Be sure to stop by the unique Umeda Sky Building. This well-known landmark punctures the Osaka skyline with its two 40-story towers connected by bridges and a doughnut-shaped roof. Enjoy 360-degree views at the top from the Floating Garden Observatory; sunset is an idyllic time to visit.

For another only-in-Osaka attraction, visit the Kamigata Ukiyoe Museum, home to the world’s only permanent exhibit of Kunishige prints on Kamigata wood blocks. Intricate, delicate and coveted, the prints depict scenes from Kabuki performances.

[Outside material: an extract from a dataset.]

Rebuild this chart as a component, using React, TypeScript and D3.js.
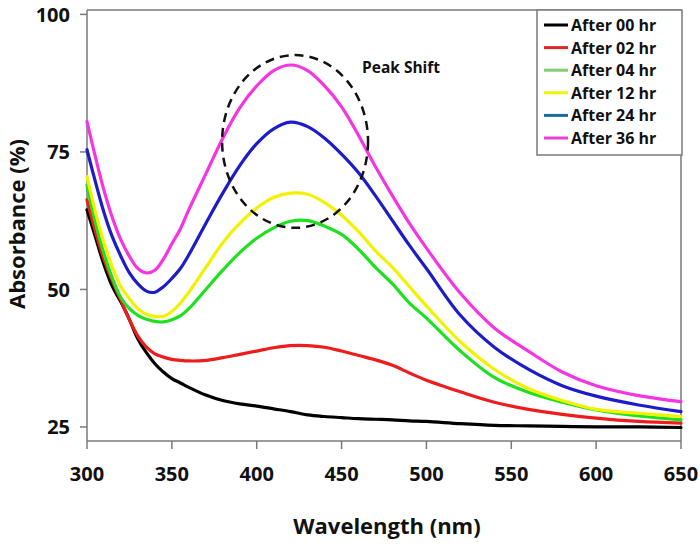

red bridge against autumnal trees and waterfall

Minō Park has vibrant autumnal foilage and a gorgeous waterfall. Image: Supplied

Osaka day trips

To further enrich your Western Kansai stay, head out of downtown Osaka. Exchange the bustle of Osaka’s thriving metropolis with the peaceful forested Minō Park on its outskirts. Only 30 minutes from downtown, the park attracts locals and visitors alike to hike the trail to the park’s the pretty waterfall. In autumn, Minō Park is well-known as the best place in the Kansai region to see the vibrant autumnal foliage.

For a relaxing day trip, head to the Arima Historical Retreat and Spa. Set in the Rokko Mountain Range, this is Japan’s oldest onsen (hot spring), a place where emperors, warriors, and everyday folk have soaked, soothed, and relaxed. There are two public bathhouses to enjoy. Alternatively, if you decide to stay the night, book a ryokan (traditional Japanese inn) as many have hot spring baths. 

One of the most significant sites in the region is the Hiroshima Peace Memorial, housed in the only building that survived the 1945 atomic bomb. The moving exhibits represent the cost of war and the importance of peace. The easiest way to reach Hiroshima from Osaka is on the very speedy shinkansen (bullet train), which is an experience in itself.